Posted by on May 18, 2014 at 8:48 AM

It’s nearly State of Origin time again, with Game I in rugby league’s premier contest now less than two weeks away. But amid all the usual pre-Origin excitement, fans this year are getting worked up over something else too – something most of us would rather not be talking about at all: ticket prices.

The Idiosyncrasies Of QRLs State Of Origin Ticket Pricing Could See Reams Of Empty Suncorp Seats

The May 28 opener in Brisbane’s Suncorp Stadium not only marks the start of Queensland’s bid to extend their Origin domination into a ninth straight year, but is also the landmark 100th Origin game since the Maroons and Blues first locked horns back in 1980.

You’d think a full house would be guaranteed on such a prestigious night, but incredibly the QRL is facing the embarrassing prospect of empty seats, with QRL chairman Peter Betros admitting at the start of the month that some 10,000 tickets had yet to be sold.

And it’s no wonder, either. Yes, tickets for one of the year’s most prestigious sporting events are never going to come cheap. But in some cases fans looking to show their loyalty to their team in Brisbane on May 28 will have paid double what the same seat would have cost just two years ago.   

The cheapest $80 ($60 for juniors) bronze tickets have long since been sold out, so your cheapest remaining option is the $180 silver ticket. Throw in a couple of drinks and some food, and that’s quite an expensive 80 minutes of footy for your average family.

Prices are identical for the third Origin game, also at the Suncorp, on July 9 and the consensus among many Maroons fans is that the QRL is effectively punishing them for the team’s success.

It’s hard to argue to be honest, and you have to wonder if ticket prices would be this high if Queensland hadn’t won eight in a row.

The Idiosyncrasies Of QRLs State Of Origin Ticket Pricing Could See Reams Of Empty Suncorp Seats

Betros didn’t exactly help his cause last week with comments like “I don’t know why people aren’t supporting it” and “I don’t think people understand there are tickets still for sale out there”.
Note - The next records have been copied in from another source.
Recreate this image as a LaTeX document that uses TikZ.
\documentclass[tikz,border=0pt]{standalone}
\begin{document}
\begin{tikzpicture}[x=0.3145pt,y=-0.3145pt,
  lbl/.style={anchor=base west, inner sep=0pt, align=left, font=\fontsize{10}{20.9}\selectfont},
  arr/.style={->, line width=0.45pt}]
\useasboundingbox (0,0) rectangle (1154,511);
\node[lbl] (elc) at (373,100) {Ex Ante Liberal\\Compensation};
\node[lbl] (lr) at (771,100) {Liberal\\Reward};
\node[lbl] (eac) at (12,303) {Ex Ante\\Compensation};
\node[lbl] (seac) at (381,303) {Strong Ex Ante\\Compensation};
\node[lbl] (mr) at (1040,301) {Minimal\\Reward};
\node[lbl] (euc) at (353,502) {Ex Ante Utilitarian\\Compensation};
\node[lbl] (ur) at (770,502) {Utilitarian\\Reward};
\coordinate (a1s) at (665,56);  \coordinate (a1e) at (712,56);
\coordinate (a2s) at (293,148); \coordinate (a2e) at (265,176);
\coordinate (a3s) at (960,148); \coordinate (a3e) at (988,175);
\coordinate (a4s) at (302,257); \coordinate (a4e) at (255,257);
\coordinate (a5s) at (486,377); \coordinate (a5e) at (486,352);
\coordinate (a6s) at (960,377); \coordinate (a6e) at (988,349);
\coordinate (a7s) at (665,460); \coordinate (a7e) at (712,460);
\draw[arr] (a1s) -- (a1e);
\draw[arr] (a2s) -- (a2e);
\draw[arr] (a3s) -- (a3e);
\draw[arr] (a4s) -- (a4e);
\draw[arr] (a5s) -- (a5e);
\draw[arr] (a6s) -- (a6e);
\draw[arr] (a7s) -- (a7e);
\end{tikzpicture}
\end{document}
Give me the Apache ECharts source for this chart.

Completely failing to acknowledge the significant rise in single Origin ticket prices over the past few years isn’t exactly the best way to persuade the very people most affected by those price hikes to dig a little deeper.

In truth, the rise in ticket prices is about increasing Maroon Membership sales. Various packages are available, and include a selection of Maroons merchandise, discounts and other extras on top of the basic match tickets.

Looking at Game I, for instance, you could go for the Maroon Single Pack, which starts at $340 for a Category 2 package, giving you an $80 merchandise voucher, Maroon members bumper sticker, wig, QRL Origin DVD and more on top of a silver-level ticket. A cheaper $245 Category 3 package is sold out for Game I but can still be had for Game III.

Alternatively, the Ultimate Queenslander option includes tickets for both games and starts at $485 for Category 2 (again, the cheaper Category 3 option, which costs $295, is now sold out).

Compared to the price of the Origin ticket on its own that doesn’t sound too bad, but only if all the extras are actually of value to you.

In the end, unsold tickets always make the most persuasive argument that prices are too high. It’s just a shame it could end up happening for arguably the biggest Origin match in history.